◆ DIRECTIVE
Look through the material and tally each line bearing the word "matplotlib". Give only the total.

◆ INFORMATION PROVIDED
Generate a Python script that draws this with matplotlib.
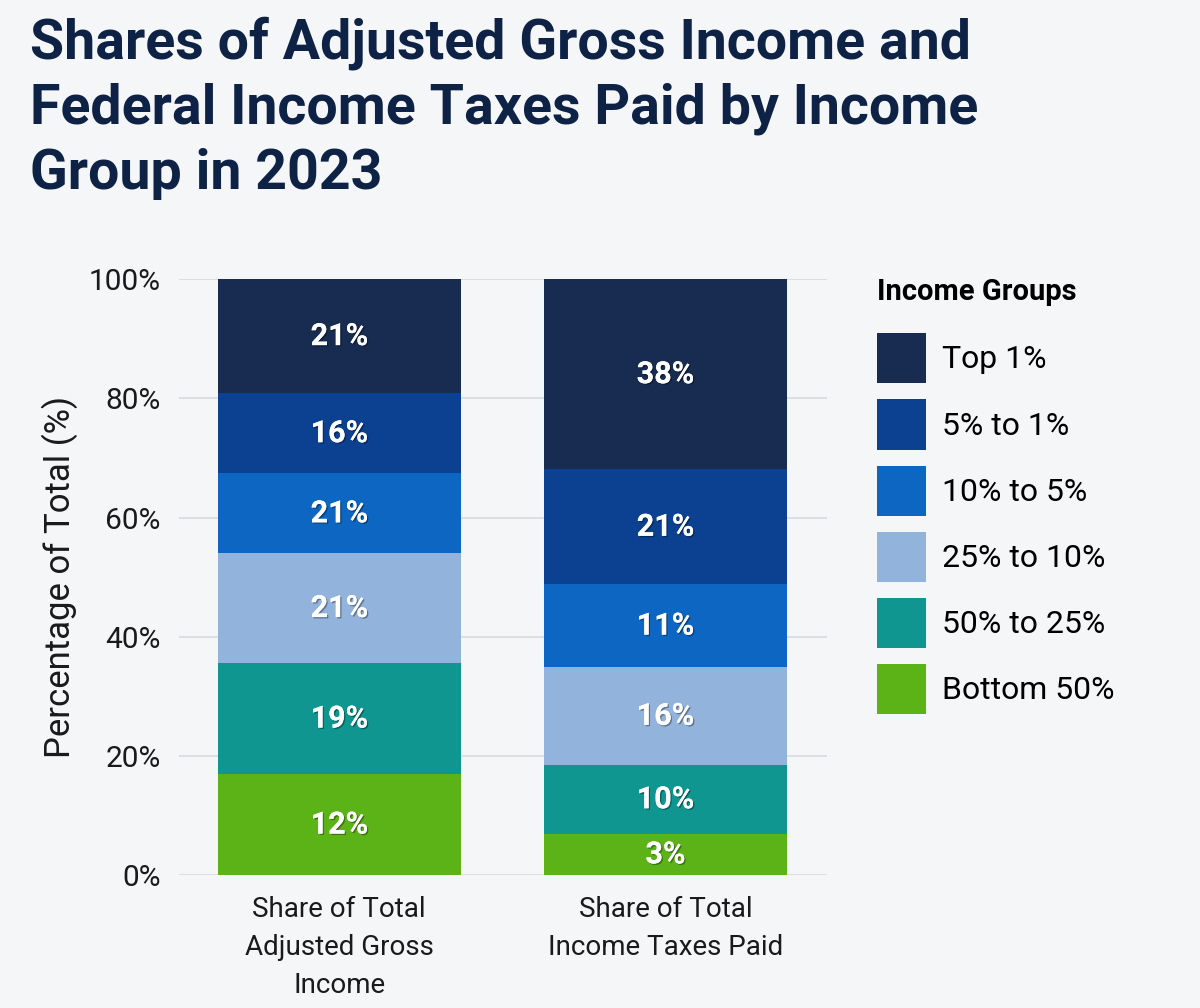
import matplotlib.pyplot as plt
import matplotlib.patheffects as pe
from matplotlib.patches import Patch

plt.rcParams["font.family"] = ["Roboto", "DejaVu Sans"]

# data (stacked bottom -> top), heights
groups = ["Bottom 50%", "50% to 25%", "25% to 10%", "10% to 5%", "5% to 1%", "Top 1%"]
colors = ["#5bb318", "#0f9690", "#92b4dc", "#0d66c2", "#0b4190", "#182c52"]
categories = ["Share of Total\nAdjusted Gross\nIncome", "Share of Total\nIncome Taxes Paid"]
agi_heights = [16.9, 18.7, 18.4, 13.4, 13.5, 19.1]
tax_heights = [6.9, 11.6, 16.4, 13.9, 19.3, 31.9]
agi_labels = ["12%", "19%", "21%", "21%", "16%", "21%"]
tax_labels = ["3%", "10%", "16%", "11%", "21%", "38%"]
yticks = [0, 20, 40, 60, 80, 100]

bg = "#f4f6f8"
title_color = "#0e2245"

fig = plt.figure(figsize=(12, 10.08), dpi=100, facecolor=bg)
ax = fig.add_axes([0.149, 0.132, 0.54, 0.591], facecolor=bg)

shadow = [pe.withSimplePatchShadow(offset=(1, -1), shadow_rgbFace="black", alpha=0.35), pe.Normal()]

for xi, (heights, labels) in enumerate([(agi_heights, agi_labels), (tax_heights, tax_labels)]):
    bottom = 0
    for h, lab, col in zip(heights, labels, colors):
        ax.bar(xi, h, bottom=bottom, width=0.745, color=col, zorder=3)
        ax.text(xi, bottom + h / 2, lab, ha="center", va="center", color="white",
                fontsize=22, fontweight="bold", zorder=4, path_effects=shadow)
        bottom += h

ax.set_xlim(-0.492, 1.495)
ax.set_ylim(0, 100)
ax.set_yticks(yticks)
ax.set_yticklabels([f"{t}%" for t in yticks])
ax.set_xticks([0, 1])
ax.set_xticklabels(categories, linespacing=1.52)
ax.tick_params(axis="y", length=0, pad=13, labelsize=21.5, labelcolor="#1a1a1a")
ax.tick_params(axis="x", length=0, pad=15, labelsize=20, labelcolor="#1a1a1a")
ax.grid(axis="y", color="#d8dbde", linewidth=1.2, zorder=0)
for s in ax.spines.values():
    s.set_visible(False)
ax.set_ylabel("Percentage of Total (%)", fontsize=25, color="#1a1a1a", labelpad=8)

handles = [Patch(facecolor=c, label=g) for g, c in zip(groups, colors)][::-1]
leg = fig.legend(handles=handles, loc="upper left", bbox_to_anchor=(0.731, 0.724),
                 frameon=False, fontsize=23, title="Income Groups",
                 title_fontproperties={"weight": "bold", "size": 21},
                 alignment="left", handlelength=1.53, handleheight=2.04,
                 labelspacing=0.5, handletextpad=0.5, borderpad=0, borderaxespad=0)
# a bit more room between the legend title and the first entry
leg._legend_box.sep = 0.5 * 23 + 8

fig.text(0.025, 0.984, "Shares of Adjusted Gross Income and\nFederal Income Taxes Paid by Income\nGroup in 2023",
         ha="left", va="top", fontsize=40, fontweight="bold", color=title_color, linespacing=1.31)

fig.savefig("out.png", dpi=100, facecolor=bg)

◆ EXERCISE RESPONSE
4